** start of INFORMATION SHOWN **

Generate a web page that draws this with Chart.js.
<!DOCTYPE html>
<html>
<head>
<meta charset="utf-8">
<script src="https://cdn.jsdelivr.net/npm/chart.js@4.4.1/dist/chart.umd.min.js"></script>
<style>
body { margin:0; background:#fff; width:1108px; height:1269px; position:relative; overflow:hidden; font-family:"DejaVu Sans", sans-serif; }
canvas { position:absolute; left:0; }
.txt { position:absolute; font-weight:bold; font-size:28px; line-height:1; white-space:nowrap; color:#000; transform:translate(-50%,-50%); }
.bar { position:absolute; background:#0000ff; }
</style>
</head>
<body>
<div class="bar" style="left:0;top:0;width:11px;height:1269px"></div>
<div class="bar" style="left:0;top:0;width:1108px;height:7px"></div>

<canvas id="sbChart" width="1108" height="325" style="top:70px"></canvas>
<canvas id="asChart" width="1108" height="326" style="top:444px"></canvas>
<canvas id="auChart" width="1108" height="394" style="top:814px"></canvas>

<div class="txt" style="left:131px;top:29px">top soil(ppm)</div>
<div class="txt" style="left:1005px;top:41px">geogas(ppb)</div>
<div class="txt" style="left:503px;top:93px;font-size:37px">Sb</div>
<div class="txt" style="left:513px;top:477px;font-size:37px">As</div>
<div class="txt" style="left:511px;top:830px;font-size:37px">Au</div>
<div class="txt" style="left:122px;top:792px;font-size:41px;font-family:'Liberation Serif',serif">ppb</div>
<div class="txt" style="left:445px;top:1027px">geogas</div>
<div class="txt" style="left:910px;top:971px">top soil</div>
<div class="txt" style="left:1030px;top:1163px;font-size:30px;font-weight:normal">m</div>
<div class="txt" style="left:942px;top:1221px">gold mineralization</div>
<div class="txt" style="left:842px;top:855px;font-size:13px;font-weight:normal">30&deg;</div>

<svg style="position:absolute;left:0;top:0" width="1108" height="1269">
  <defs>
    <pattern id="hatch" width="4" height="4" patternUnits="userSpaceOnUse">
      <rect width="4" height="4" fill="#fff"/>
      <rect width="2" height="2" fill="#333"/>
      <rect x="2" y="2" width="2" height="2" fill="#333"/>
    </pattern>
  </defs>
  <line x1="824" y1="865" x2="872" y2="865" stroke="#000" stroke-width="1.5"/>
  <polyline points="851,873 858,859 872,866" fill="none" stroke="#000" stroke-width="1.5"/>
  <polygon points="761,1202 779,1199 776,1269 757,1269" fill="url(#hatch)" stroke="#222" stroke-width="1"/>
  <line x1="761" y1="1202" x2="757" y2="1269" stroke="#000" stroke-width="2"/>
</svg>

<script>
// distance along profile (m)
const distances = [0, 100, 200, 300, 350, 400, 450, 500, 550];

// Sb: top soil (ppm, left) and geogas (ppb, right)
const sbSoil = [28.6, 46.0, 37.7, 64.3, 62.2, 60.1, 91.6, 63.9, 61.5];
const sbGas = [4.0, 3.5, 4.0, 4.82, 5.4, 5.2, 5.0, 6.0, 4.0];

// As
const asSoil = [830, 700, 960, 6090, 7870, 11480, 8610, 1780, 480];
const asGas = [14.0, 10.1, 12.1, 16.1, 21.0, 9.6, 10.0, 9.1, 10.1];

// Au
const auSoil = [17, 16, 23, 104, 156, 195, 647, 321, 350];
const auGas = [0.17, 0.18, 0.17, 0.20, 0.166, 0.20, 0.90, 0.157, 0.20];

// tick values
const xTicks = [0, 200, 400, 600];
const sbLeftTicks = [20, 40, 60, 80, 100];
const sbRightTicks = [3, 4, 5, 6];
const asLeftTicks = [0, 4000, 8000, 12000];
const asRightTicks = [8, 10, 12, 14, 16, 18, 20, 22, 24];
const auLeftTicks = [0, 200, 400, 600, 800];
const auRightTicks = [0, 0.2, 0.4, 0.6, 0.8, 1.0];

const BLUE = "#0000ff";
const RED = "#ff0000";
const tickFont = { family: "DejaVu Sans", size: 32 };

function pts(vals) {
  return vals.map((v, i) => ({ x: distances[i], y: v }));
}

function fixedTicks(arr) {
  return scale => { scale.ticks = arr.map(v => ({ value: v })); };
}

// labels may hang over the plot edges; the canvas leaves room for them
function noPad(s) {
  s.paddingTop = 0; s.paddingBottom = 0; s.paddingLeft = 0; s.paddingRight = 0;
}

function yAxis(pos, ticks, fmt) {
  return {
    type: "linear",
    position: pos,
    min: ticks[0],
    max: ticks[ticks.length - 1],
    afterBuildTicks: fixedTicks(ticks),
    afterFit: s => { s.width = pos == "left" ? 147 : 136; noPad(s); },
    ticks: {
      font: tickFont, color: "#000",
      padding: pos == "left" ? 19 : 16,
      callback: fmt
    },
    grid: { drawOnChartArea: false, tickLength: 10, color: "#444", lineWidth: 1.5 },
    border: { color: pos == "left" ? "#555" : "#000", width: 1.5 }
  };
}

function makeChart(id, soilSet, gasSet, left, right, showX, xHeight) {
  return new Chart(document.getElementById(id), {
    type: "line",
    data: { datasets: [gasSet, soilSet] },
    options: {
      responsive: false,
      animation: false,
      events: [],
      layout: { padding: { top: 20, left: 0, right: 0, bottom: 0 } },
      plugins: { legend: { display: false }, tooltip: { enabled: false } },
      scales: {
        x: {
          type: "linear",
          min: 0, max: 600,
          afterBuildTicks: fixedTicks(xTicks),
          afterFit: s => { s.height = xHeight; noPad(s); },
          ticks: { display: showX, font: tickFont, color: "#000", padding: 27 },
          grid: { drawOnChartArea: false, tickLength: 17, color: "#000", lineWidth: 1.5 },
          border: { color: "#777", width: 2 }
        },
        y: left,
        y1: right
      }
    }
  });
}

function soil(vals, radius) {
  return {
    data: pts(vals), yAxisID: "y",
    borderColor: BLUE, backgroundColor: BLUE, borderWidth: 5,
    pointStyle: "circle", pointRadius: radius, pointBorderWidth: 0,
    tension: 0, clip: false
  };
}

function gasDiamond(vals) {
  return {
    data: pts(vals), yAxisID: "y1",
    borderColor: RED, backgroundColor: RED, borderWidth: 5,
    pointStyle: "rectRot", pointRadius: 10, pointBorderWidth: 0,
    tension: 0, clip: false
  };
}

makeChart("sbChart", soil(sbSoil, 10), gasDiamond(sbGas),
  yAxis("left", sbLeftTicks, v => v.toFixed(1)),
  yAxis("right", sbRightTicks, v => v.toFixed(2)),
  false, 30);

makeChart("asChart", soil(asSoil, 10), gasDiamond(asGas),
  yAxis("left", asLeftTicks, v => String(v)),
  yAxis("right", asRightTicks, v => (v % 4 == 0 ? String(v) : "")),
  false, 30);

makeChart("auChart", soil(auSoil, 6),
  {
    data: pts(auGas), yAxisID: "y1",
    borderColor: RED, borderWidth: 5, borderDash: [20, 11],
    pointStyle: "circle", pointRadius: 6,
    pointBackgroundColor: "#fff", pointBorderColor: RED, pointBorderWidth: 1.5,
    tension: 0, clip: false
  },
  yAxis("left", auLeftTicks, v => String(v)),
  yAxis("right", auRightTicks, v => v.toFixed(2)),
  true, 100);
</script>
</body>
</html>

** end of INFORMATION SHOWN **

STATED GOAL. Retype all of the data shown above, word for word.

WORKED ANSWER.
Generate a web page that draws this with Chart.js.
<!DOCTYPE html>
<html>
<head>
<meta charset="utf-8">
<script src="https://cdn.jsdelivr.net/npm/chart.js@4.4.1/dist/chart.umd.min.js"></script>
<style>
body { margin:0; background:#fff; width:1108px; height:1269px; position:relative; overflow:hidden; font-family:"DejaVu Sans", sans-serif; }
canvas { position:absolute; left:0; }
.txt { position:absolute; font-weight:bold; font-size:28px; line-height:1; white-space:nowrap; color:#000; transform:translate(-50%,-50%); }
.bar { position:absolute; background:#0000ff; }
</style>
</head>
<body>
<div class="bar" style="left:0;top:0;width:11px;height:1269px"></div>
<div class="bar" style="left:0;top:0;width:1108px;height:7px"></div>

<canvas id="sbChart" width="1108" height="325" style="top:70px"></canvas>
<canvas id="asChart" width="1108" height="326" style="top:444px"></canvas>
<canvas id="auChart" width="1108" height="394" style="top:814px"></canvas>

<div class="txt" style="left:131px;top:29px">top soil(ppm)</div>
<div class="txt" style="left:1005px;top:41px">geogas(ppb)</div>
<div class="txt" style="left:503px;top:93px;font-size:37px">Sb</div>
<div class="txt" style="left:513px;top:477px;font-size:37px">As</div>
<div class="txt" style="left:511px;top:830px;font-size:37px">Au</div>
<div class="txt" style="left:122px;top:792px;font-size:41px;font-family:'Liberation Serif',serif">ppb</div>
<div class="txt" style="left:445px;top:1027px">geogas</div>
<div class="txt" style="left:910px;top:971px">top soil</div>
<div class="txt" style="left:1030px;top:1163px;font-size:30px;font-weight:normal">m</div>
<div class="txt" style="left:942px;top:1221px">gold mineralization</div>
<div class="txt" style="left:842px;top:855px;font-size:13px;font-weight:normal">30&deg;</div>

<svg style="position:absolute;left:0;top:0" width="1108" height="1269">
  <defs>
    <pattern id="hatch" width="4" height="4" patternUnits="userSpaceOnUse">
      <rect width="4" height="4" fill="#fff"/>
      <rect width="2" height="2" fill="#333"/>
      <rect x="2" y="2" width="2" height="2" fill="#333"/>
    </pattern>
  </defs>
  <line x1="824" y1="865" x2="872" y2="865" stroke="#000" stroke-width="1.5"/>
  <polyline points="851,873 858,859 872,866" fill="none" stroke="#000" stroke-width="1.5"/>
  <polygon points="761,1202 779,1199 776,1269 757,1269" fill="url(#hatch)" stroke="#222" stroke-width="1"/>
  <line x1="761" y1="1202" x2="757" y2="1269" stroke="#000" stroke-width="2"/>
</svg>

<script>
// distance along profile (m)
const distances = [0, 100, 200, 300, 350, 400, 450, 500, 550];

// Sb: top soil (ppm, left) and geogas (ppb, right)
const sbSoil = [28.6, 46.0, 37.7, 64.3, 62.2, 60.1, 91.6, 63.9, 61.5];
const sbGas = [4.0, 3.5, 4.0, 4.82, 5.4, 5.2, 5.0, 6.0, 4.0];

// As
const asSoil = [830, 700, 960, 6090, 7870, 11480, 8610, 1780, 480];
const asGas = [14.0, 10.1, 12.1, 16.1, 21.0, 9.6, 10.0, 9.1, 10.1];

// Au
const auSoil = [17, 16, 23, 104, 156, 195, 647, 321, 350];
const auGas = [0.17, 0.18, 0.17, 0.20, 0.166, 0.20, 0.90, 0.157, 0.20];

// tick values
const xTicks = [0, 200, 400, 600];
const sbLeftTicks = [20, 40, 60, 80, 100];
const sbRightTicks = [3, 4, 5, 6];
const asLeftTicks = [0, 4000, 8000, 12000];
const asRightTicks = [8, 10, 12, 14, 16, 18, 20, 22, 24];
const auLeftTicks = [0, 200, 400, 600, 800];
const auRightTicks = [0, 0.2, 0.4, 0.6, 0.8, 1.0];

const BLUE = "#0000ff";
const RED = "#ff0000";
const tickFont = { family: "DejaVu Sans", size: 32 };

function pts(vals) {
  return vals.map((v, i) => ({ x: distances[i], y: v }));
}

function fixedTicks(arr) {
  return scale => { scale.ticks = arr.map(v => ({ value: v })); };
}

// labels may hang over the plot edges; the canvas leaves room for them
function noPad(s) {
  s.paddingTop = 0; s.paddingBottom = 0; s.paddingLeft = 0; s.paddingRight = 0;
}

function yAxis(pos, ticks, fmt) {
  return {
    type: "linear",
    position: pos,
    min: ticks[0],
    max: ticks[ticks.length - 1],
    afterBuildTicks: fixedTicks(ticks),
    afterFit: s => { s.width = pos == "left" ? 147 : 136; noPad(s); },
    ticks: {
      font: tickFont, color: "#000",
      padding: pos == "left" ? 19 : 16,
      callback: fmt
    },
    grid: { drawOnChartArea: false, tickLength: 10, color: "#444", lineWidth: 1.5 },
    border: { color: pos == "left" ? "#555" : "#000", width: 1.5 }
  };
}

function makeChart(id, soilSet, gasSet, left, right, showX, xHeight) {
  return new Chart(document.getElementById(id), {
    type: "line",
    data: { datasets: [gasSet, soilSet] },
    options: {
      responsive: false,
      animation: false,
      events: [],
      layout: { padding: { top: 20, left: 0, right: 0, bottom: 0 } },
      plugins: { legend: { display: false }, tooltip: { enabled: false } },
      scales: {
        x: {
          type: "linear",
          min: 0, max: 600,
          afterBuildTicks: fixedTicks(xTicks),
          afterFit: s => { s.height = xHeight; noPad(s); },
          ticks: { display: showX, font: tickFont, color: "#000", padding: 27 },
          grid: { drawOnChartArea: false, tickLength: 17, color: "#000", lineWidth: 1.5 },
          border: { color: "#777", width: 2 }
        },
        y: left,
        y1: right
      }
    }
  });
}

function soil(vals, radius) {
  return {
    data: pts(vals), yAxisID: "y",
    borderColor: BLUE, backgroundColor: BLUE, borderWidth: 5,
    pointStyle: "circle", pointRadius: radius, pointBorderWidth: 0,
    tension: 0, clip: false
  };
}

function gasDiamond(vals) {
  return {
    data: pts(vals), yAxisID: "y1",
    borderColor: RED, backgroundColor: RED, borderWidth: 5,
    pointStyle: "rectRot", pointRadius: 10, pointBorderWidth: 0,
    tension: 0, clip: false
  };
}

makeChart("sbChart", soil(sbSoil, 10), gasDiamond(sbGas),
  yAxis("left", sbLeftTicks, v => v.toFixed(1)),
  yAxis("right", sbRightTicks, v => v.toFixed(2)),
  false, 30);

makeChart("asChart", soil(asSoil, 10), gasDiamond(asGas),
  yAxis("left", asLeftTicks, v => String(v)),
  yAxis("right", asRightTicks, v => (v % 4 == 0 ? String(v) : "")),
  false, 30);

makeChart("auChart", soil(auSoil, 6),
  {
    data: pts(auGas), yAxisID: "y1",
    borderColor: RED, borderWidth: 5, borderDash: [20, 11],
    pointStyle: "circle", pointRadius: 6,
    pointBackgroundColor: "#fff", pointBorderColor: RED, pointBorderWidth: 1.5,
    tension: 0, clip: false
  },
  yAxis("left", auLeftTicks, v => String(v)),
  yAxis("right", auRightTicks, v => v.toFixed(2)),
  true, 100);
</script>
</body>
</html>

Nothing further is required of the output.